*DATA EXTRACT*:
++++
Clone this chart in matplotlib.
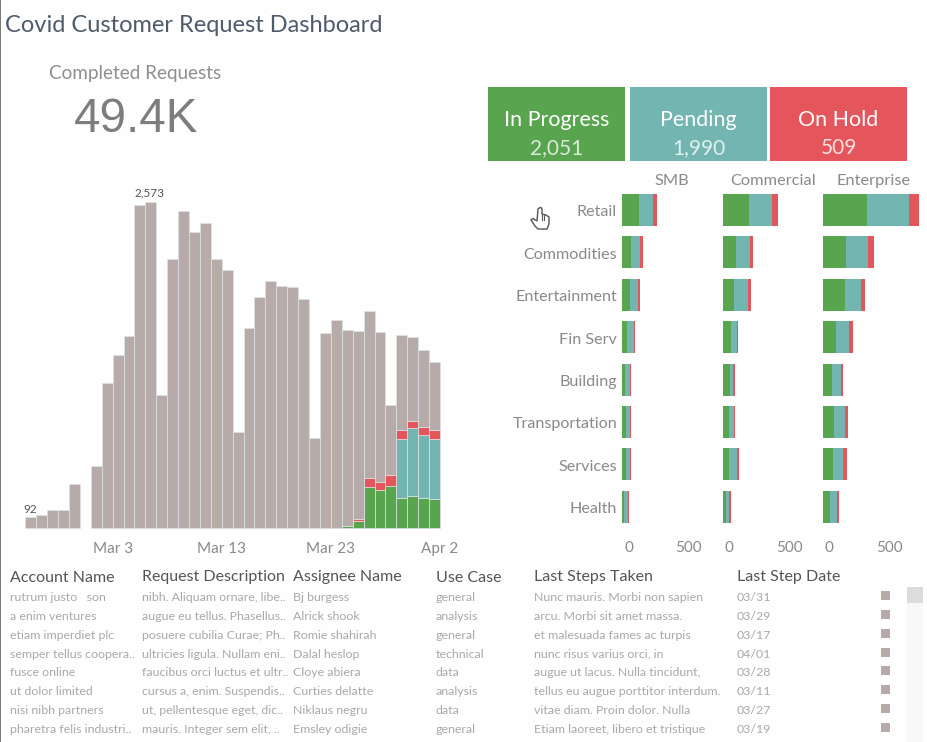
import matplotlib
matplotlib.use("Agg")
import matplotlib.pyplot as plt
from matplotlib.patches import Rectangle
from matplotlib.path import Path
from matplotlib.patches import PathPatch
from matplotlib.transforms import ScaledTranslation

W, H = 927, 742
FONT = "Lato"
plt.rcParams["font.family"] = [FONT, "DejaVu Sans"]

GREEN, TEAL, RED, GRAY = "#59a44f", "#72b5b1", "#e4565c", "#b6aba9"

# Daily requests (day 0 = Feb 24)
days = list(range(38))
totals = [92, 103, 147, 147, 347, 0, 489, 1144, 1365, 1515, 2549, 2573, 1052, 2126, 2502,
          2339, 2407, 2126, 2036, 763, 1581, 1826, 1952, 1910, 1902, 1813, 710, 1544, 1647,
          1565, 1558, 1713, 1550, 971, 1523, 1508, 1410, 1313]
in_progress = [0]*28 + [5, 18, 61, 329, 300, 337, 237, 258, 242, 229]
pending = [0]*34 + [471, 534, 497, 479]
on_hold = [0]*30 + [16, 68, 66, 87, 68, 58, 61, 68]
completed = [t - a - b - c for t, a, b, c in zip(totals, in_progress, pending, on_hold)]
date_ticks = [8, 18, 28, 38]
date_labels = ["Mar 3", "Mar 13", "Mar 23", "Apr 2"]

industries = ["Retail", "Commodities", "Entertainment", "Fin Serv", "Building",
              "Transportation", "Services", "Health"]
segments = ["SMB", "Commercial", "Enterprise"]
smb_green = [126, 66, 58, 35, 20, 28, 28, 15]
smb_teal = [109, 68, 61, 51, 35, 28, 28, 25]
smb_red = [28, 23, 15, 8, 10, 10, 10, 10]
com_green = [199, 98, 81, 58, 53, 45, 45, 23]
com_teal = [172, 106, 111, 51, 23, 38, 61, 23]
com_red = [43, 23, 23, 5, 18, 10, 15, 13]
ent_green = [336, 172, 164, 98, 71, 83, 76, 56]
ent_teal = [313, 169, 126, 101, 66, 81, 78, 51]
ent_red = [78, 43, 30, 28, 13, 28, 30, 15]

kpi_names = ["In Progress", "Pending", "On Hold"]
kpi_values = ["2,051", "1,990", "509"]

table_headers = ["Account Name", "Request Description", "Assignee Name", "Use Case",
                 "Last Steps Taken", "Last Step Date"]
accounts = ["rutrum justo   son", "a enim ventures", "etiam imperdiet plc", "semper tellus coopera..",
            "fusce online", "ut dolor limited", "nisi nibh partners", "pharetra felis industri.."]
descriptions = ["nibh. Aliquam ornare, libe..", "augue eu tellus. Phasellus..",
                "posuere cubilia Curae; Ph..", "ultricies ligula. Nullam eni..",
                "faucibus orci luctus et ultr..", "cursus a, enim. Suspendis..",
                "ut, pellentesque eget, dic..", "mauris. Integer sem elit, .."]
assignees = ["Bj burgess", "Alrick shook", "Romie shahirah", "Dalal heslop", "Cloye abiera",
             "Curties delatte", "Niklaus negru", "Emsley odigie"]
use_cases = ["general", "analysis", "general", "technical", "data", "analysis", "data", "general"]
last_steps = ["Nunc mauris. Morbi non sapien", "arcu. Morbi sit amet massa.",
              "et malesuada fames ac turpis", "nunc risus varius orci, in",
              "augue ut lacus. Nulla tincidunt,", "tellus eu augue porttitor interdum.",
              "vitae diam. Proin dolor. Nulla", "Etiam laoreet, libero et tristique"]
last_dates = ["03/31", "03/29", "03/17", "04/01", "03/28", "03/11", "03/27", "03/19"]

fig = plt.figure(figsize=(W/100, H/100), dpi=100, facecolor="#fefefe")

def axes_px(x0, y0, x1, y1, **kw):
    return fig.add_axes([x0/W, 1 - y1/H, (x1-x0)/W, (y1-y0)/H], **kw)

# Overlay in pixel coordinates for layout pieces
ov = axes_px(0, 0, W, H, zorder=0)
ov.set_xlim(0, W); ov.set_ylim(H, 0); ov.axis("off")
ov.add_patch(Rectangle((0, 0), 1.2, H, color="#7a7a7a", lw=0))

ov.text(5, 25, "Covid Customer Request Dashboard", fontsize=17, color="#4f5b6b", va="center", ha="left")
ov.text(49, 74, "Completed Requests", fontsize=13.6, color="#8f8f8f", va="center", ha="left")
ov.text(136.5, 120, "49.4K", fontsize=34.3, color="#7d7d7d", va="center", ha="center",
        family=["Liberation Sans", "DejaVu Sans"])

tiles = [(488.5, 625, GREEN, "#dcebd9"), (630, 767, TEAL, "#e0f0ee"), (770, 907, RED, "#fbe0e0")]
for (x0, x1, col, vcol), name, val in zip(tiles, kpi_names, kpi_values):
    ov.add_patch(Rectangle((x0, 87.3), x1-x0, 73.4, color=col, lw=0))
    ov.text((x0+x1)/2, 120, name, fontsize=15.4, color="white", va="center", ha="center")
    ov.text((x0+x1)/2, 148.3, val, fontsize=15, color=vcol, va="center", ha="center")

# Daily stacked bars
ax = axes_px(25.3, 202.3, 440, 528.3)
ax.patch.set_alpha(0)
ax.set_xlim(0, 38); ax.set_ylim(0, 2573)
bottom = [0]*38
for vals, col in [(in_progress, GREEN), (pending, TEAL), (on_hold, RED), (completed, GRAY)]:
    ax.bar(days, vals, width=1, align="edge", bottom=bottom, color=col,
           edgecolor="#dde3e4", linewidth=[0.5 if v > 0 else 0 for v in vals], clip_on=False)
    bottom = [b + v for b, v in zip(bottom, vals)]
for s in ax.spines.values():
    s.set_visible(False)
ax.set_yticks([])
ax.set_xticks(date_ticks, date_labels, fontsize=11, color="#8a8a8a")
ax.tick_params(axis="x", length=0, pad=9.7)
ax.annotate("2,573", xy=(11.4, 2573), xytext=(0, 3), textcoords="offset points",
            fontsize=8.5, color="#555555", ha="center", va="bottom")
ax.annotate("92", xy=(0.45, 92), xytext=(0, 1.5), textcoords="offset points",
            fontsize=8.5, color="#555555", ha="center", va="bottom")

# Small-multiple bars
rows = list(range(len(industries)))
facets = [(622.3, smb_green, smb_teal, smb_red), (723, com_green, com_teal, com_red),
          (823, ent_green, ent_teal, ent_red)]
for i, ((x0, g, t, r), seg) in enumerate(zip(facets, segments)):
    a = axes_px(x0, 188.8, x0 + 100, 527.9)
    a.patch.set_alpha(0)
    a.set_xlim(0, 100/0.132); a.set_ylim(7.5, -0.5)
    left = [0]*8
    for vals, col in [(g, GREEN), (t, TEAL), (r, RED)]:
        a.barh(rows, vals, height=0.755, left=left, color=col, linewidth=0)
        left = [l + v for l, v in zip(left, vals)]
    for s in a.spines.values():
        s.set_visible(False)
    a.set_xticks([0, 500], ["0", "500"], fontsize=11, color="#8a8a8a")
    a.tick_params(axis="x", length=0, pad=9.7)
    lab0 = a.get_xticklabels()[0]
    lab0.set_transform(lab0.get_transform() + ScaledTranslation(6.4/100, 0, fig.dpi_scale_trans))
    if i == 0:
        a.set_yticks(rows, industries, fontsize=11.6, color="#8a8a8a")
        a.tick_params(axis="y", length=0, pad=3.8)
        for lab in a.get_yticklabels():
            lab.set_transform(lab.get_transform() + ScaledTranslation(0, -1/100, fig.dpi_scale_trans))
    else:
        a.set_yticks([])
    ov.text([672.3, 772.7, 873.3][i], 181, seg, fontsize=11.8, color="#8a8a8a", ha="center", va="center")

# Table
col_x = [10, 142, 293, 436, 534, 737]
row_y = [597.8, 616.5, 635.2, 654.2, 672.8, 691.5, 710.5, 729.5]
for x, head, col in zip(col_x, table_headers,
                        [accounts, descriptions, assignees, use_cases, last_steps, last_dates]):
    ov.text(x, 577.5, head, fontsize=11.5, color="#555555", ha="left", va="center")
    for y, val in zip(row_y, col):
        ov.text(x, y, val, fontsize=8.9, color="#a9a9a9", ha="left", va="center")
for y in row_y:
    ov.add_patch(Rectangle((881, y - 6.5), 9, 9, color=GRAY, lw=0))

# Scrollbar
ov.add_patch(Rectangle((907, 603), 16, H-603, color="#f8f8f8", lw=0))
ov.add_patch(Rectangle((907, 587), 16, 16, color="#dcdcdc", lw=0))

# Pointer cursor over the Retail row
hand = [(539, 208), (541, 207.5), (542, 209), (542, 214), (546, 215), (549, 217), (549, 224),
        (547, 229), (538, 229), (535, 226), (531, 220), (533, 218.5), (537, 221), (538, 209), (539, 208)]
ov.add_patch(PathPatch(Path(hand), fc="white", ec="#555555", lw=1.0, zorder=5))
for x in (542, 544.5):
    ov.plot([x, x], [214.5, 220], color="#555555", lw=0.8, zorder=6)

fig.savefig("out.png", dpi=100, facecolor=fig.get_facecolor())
++++
*PROBLEM TO WORK ON*: State how many lines of the listing hold the string "matplotlib"; reply with the number and nothing else.

*EXPECTED ANSWER*: 8